For all these reasons and more, B.leza can be considered an institution in Lisbon and it deserves an in-depth ethnography: the symbolism of the space, the artists that wrote the history of music, the personages that circulated and still can be found there, the dancing bodies that still respond to the ritual call of music… If we look carefully at B.leza´s dancefloor, we can see how all this long and deep history is embodied through the most pleasant and smooth of movements.
The tradition of live music in Lisbon
Bana was probably the first musician who opened a space in Lisbon for displaying his art and inviting other artists to play. It was in 1976, and the first name given to it was “Novo Mundo”, that later gave place to “Monte Cara” (Cidra, 2010b, INET-MD). Its final name was “Enclave”, the most remembered nowadays. Anyway, it was popularly known as “Bana” on behalf of the famous owner´s name. He put together live music, food and a dancefloor: this formula met with great success. Other well-known artists opened live music venues, such as Tito Paris and Dany Silva. In this context, José Manuel Saudade e Silva, a Portuguese gentleman who worked as a lawyer, fell in love with African music and enjoyed socializing with musicians. One day, he decided to gather some friends to open a new space devoted to this music and dance culture: in 1987 the dance club Baile was born in the ballroom of an ancient palace (XVI century) to give it new life. We are speaking about the emblematic Palácio Almada de Carvalhais. Previously, it had hosted the mythical Noites Longas (Long Nights) organized by Zé de Guiné, one of the fathers of Lisbon´s African nightlife. Among the legends that circulate around the dancing rooms, it is said that it was the place where Marquês de Pombal designed the reconstruction of the city of Lisbon in the eighteenth century! It was some years later, in 1995, that the house would be reopened with a new name: B.leza was born to become an icon that is still alive today.

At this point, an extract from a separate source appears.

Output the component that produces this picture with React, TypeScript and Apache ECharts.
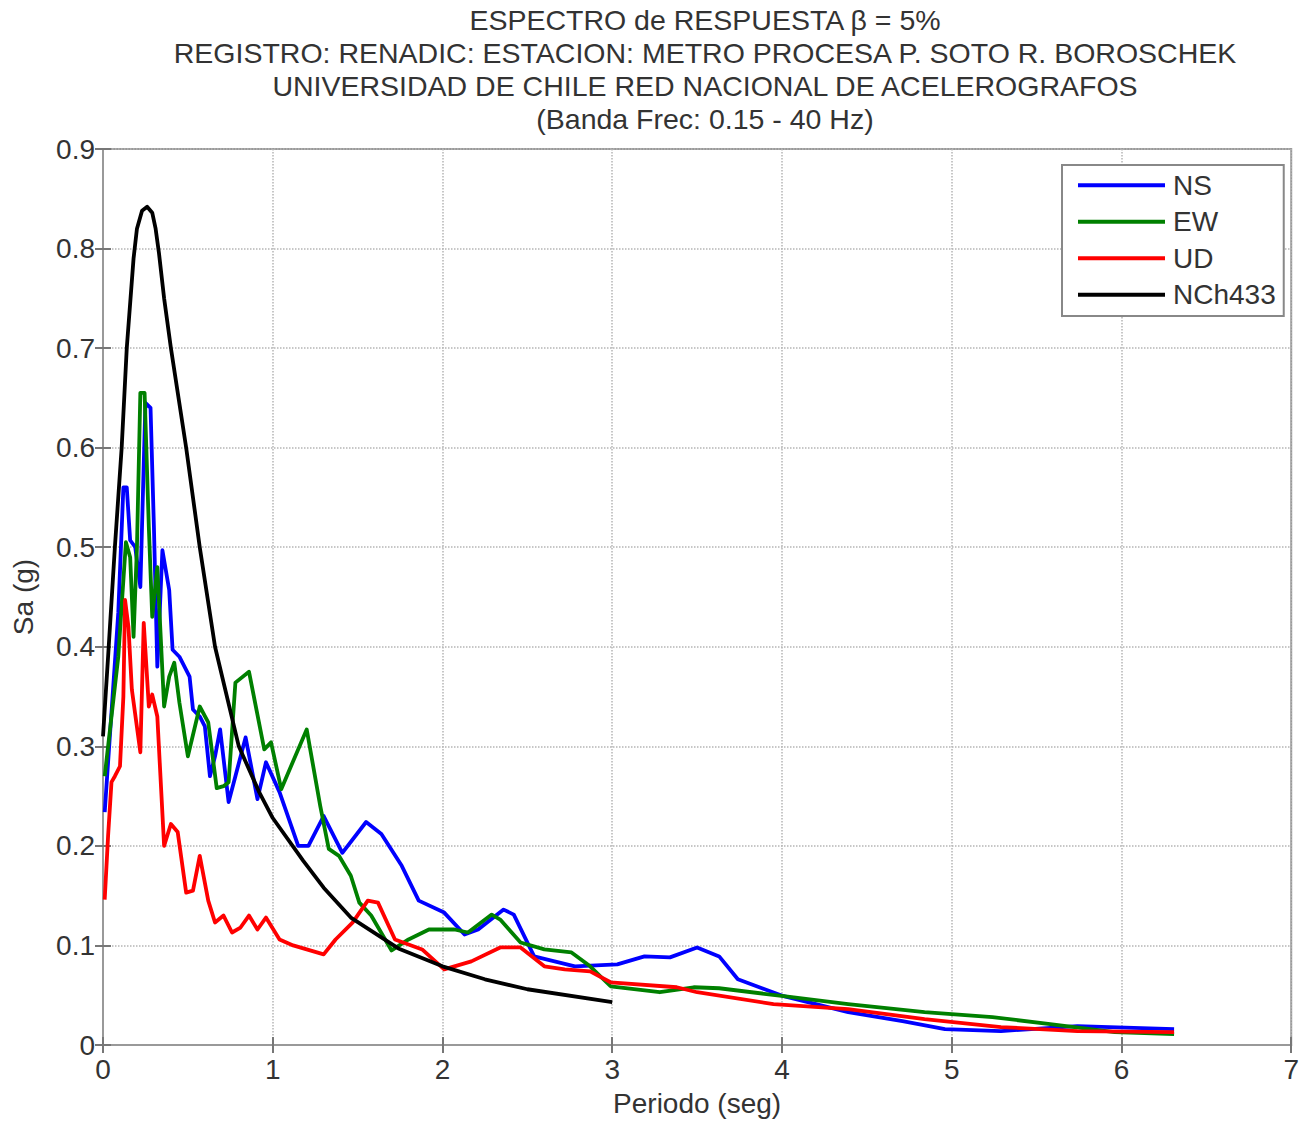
import React, { useEffect, useRef } from "react";
import * as echarts from "echarts";

const titleLines = [
  "ESPECTRO de RESPUESTA β = 5%",
  "REGISTRO: RENADIC: ESTACION: METRO PROCESA P. SOTO R. BOROSCHEK",
  "UNIVERSIDAD DE CHILE RED NACIONAL DE ACELEROGRAFOS",
  "(Banda Frec: 0.15 - 40 Hz)",
];

const xName = "Periodo (seg)";
const yName = "Sa (g)";

const nsT = [0.01, 0.05, 0.09, 0.12, 0.14, 0.16, 0.19, 0.22, 0.25, 0.28, 0.3, 0.32, 0.35, 0.39, 0.41, 0.45, 0.51, 0.53, 0.57, 0.6, 0.63, 0.66, 0.69, 0.74, 0.78, 0.84, 0.91, 0.96, 1.04, 1.15, 1.21, 1.3, 1.41, 1.55, 1.64, 1.76, 1.86, 2.01, 2.13, 2.21, 2.36, 2.42, 2.54, 2.78, 3.03, 3.19, 3.34, 3.5, 3.63, 3.74, 4.01, 4.39, 4.71, 4.96, 5.29, 5.74, 6.31];
const nsSa = [0.234, 0.334, 0.434, 0.56, 0.56, 0.507, 0.5, 0.46, 0.645, 0.64, 0.52, 0.38, 0.497, 0.457, 0.397, 0.39, 0.37, 0.337, 0.33, 0.32, 0.27, 0.29, 0.317, 0.244, 0.27, 0.309, 0.247, 0.284, 0.254, 0.2, 0.2, 0.23, 0.193, 0.224, 0.212, 0.18, 0.145, 0.133, 0.111, 0.116, 0.136, 0.131, 0.089, 0.079, 0.081, 0.089, 0.088, 0.098, 0.089, 0.066, 0.049, 0.033, 0.024, 0.016, 0.014, 0.019, 0.016];

const ewT = [0.01, 0.05, 0.09, 0.135, 0.16, 0.18, 0.2, 0.22, 0.245, 0.27, 0.29, 0.32, 0.36, 0.39, 0.42, 0.45, 0.5, 0.57, 0.62, 0.67, 0.71, 0.74, 0.78, 0.86, 0.95, 0.99, 1.05, 1.2, 1.28, 1.33, 1.39, 1.46, 1.51, 1.58, 1.7, 1.8, 1.92, 2.07, 2.15, 2.29, 2.34, 2.46, 2.6, 2.76, 2.87, 2.99, 3.28, 3.48, 3.63, 4.01, 4.39, 4.84, 5.24, 5.58, 5.96, 6.31];
const ewSa = [0.27, 0.33, 0.39, 0.505, 0.49, 0.41, 0.5, 0.655, 0.655, 0.52, 0.43, 0.48, 0.34, 0.37, 0.384, 0.344, 0.29, 0.34, 0.324, 0.258, 0.26, 0.264, 0.364, 0.375, 0.297, 0.304, 0.257, 0.317, 0.24, 0.197, 0.19, 0.17, 0.143, 0.13, 0.095, 0.106, 0.116, 0.116, 0.113, 0.131, 0.126, 0.103, 0.096, 0.093, 0.079, 0.059, 0.053, 0.058, 0.057, 0.049, 0.041, 0.033, 0.028, 0.021, 0.013, 0.011];

const udT = [0.01, 0.03, 0.05, 0.07, 0.1, 0.12, 0.13, 0.15, 0.17, 0.22, 0.24, 0.27, 0.29, 0.32, 0.36, 0.4, 0.44, 0.49, 0.53, 0.57, 0.62, 0.66, 0.71, 0.76, 0.81, 0.86, 0.91, 0.96, 1.04, 1.12, 1.2, 1.3, 1.37, 1.47, 1.56, 1.62, 1.72, 1.88, 2.01, 2.17, 2.34, 2.46, 2.6, 2.72, 2.87, 2.99, 3.38, 3.5, 3.95, 4.39, 4.84, 5.29, 5.74, 6.31];
const udSa = [0.146, 0.21, 0.264, 0.27, 0.28, 0.35, 0.447, 0.42, 0.357, 0.294, 0.424, 0.34, 0.352, 0.33, 0.2, 0.222, 0.214, 0.153, 0.155, 0.19, 0.145, 0.123, 0.13, 0.113, 0.118, 0.13, 0.116, 0.128, 0.106, 0.1, 0.096, 0.091, 0.106, 0.123, 0.145, 0.143, 0.106, 0.096, 0.076, 0.084, 0.098, 0.098, 0.079, 0.076, 0.074, 0.063, 0.058, 0.053, 0.041, 0.036, 0.026, 0.018, 0.014, 0.013];

const nchT = [0, 0.03, 0.07, 0.11, 0.14, 0.18, 0.2, 0.23, 0.26, 0.29, 0.31, 0.33, 0.36, 0.4, 0.49, 0.57, 0.66, 0.8, 0.92, 1.0, 1.18, 1.3, 1.46, 1.74, 2.0, 2.25, 2.5, 3.0];
const nchSa = [0.31, 0.39, 0.5, 0.6, 0.7, 0.79, 0.82, 0.838, 0.842, 0.836, 0.82, 0.795, 0.75, 0.7, 0.6, 0.5, 0.4, 0.3, 0.254, 0.228, 0.185, 0.158, 0.128, 0.097, 0.079, 0.066, 0.056, 0.043];

const seriesNames = ["NS", "EW", "UD", "NCh433"];
const seriesColors = ["#0000ff", "#008000", "#ff0000", "#000000"];

const pair = (t: number[], s: number[]) => t.map((v, i) => [v, s[i]]);

export default function App() {
  const ref = useRef<HTMLDivElement>(null);
  useEffect(() => {
    if (!ref.current) return;
    const chart = echarts.init(ref.current, undefined, { renderer: "svg" });
    const font = "'Liberation Sans', Arial, sans-serif";
    const datasets = [pair(nsT, nsSa), pair(ewT, ewSa), pair(udT, udSa), pair(nchT, nchSa)];
    const tickStyle = { show: true, inside: true, length: 8, lineStyle: { color: "#777", width: 2 } };
    chart.setOption({
      animation: false,
      backgroundColor: "#ffffff",
      title: {
        text: titleLines.join("\n"),
        left: 700,
        top: -2,
        textAlign: "center",
        textStyle: { fontFamily: font, fontSize: 28.5, fontWeight: "normal", color: "#333", lineHeight: 33 },
      },
      legend: {
        orient: "vertical",
        left: 1062,
        top: 165,
        padding: [6, 8, 7, 16],
        backgroundColor: "#fff",
        borderColor: "#888",
        borderWidth: 2,
        itemWidth: 87,
        itemHeight: 4,
        itemGap: 8,
        icon: "rect",
        textStyle: { fontFamily: font, fontSize: 28, color: "#333", lineHeight: 28.5, padding: [0, 0, 0, 3] },
        data: seriesNames,
      },
      grid: {
        left: 103,
        right: 4,
        top: 149,
        bottom: 76,
        show: true,
        borderColor: "#999",
        borderWidth: 2,
      },
      xAxis: [
        {
          type: "value",
          min: 0,
          max: 7,
          interval: 1,
          name: xName,
          nameLocation: "middle",
          nameGap: 44,
          nameTextStyle: { fontFamily: font, fontSize: 28, color: "#333" },
          axisLine: { show: true, lineStyle: { color: "#999", width: 2 } },
          axisTick: tickStyle,
          axisLabel: { fontFamily: font, fontSize: 28, color: "#333", margin: 10 },
          splitLine: { show: true, lineStyle: { color: "#b5b5b5", type: "dotted", width: 1.5 } },
        },
        {
          type: "value",
          position: "top",
          min: 0,
          max: 7,
          interval: 1,
          axisLine: { show: false },
          axisTick: tickStyle,
          axisLabel: { show: false },
          splitLine: { show: false },
        },
      ],
      yAxis: [
        {
          type: "value",
          min: 0,
          max: 0.9,
          interval: 0.1,
          name: yName,
          nameLocation: "middle",
          nameGap: 66,
          nameTextStyle: { fontFamily: font, fontSize: 28, color: "#333" },
          axisLine: { show: true, lineStyle: { color: "#999", width: 2 } },
          axisTick: tickStyle,
          axisLabel: { fontFamily: font, fontSize: 28, color: "#333", margin: 8 },
          splitLine: { show: true, lineStyle: { color: "#b5b5b5", type: "dotted", width: 1.5 } },
        },
        {
          type: "value",
          position: "right",
          min: 0,
          max: 0.9,
          interval: 0.1,
          axisLine: { show: false },
          axisTick: tickStyle,
          axisLabel: { show: false },
          splitLine: { show: false },
        },
      ],
      series: seriesNames.map((name, i) => ({
        name,
        type: "line",
        data: datasets[i],
        showSymbol: false,
        symbol: "none",
        smooth: false,
        lineStyle: { color: seriesColors[i], width: 3.8, join: "round" },
        itemStyle: { color: seriesColors[i] },
      })),
    });
    return () => chart.dispose();
  }, []);
  return <div ref={ref} style={{ position: "fixed", left: 0, top: 0, width: 1302, height: 1122 }} />;
}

B.leza, an icon of African-ness in Lisbon
Those who were lucky to live during those times describe the old days with emotion and agree that there are no words to define what it meant: the ancient candelabras hanging from the high ceiling, the corridors where you could find the big stars of African music chatting and smoking, the impressive dancefloor, the mix of solemnity and decadence because of the passing of the years, and the magic of the ambience. It was the meeting point for artists of every genre and intellectuals, and it became the university of African music and culture for those who were interested in it. All the big names of African music played in B.leza: Bana, Bonga, Justino Delgado, Tabanka Djaz, Tito Paris, Don Kikas, Sara Tavares, Lura, Nancy Vieira, just to name a few. DJ Sabura, one of the DJs that you can find there making people happy every Sunday, speaks about the old B.leza as his place of initiation into dance:
“B.leza is a cultural icon of African-ness in Portugal, in Lisbon (…) It was a place that had a mysticism that transpired the walls. There were verses written on the walls, there were red giant candelabras of high value, there was a dancefloor in darkened wood, there was a giant ceiling (…) and apart from the main hall, there were all those narrow corridors where people went to smoke and chat. It was a place where you could find painters, writers, singers, musicians, everyone spoke about it…it was a really special place, and it had a spectacular energy. Everyone was there, look, my initiation into dance took place there, with the friends I met at B.leza.” (Interview with DJ Sabura)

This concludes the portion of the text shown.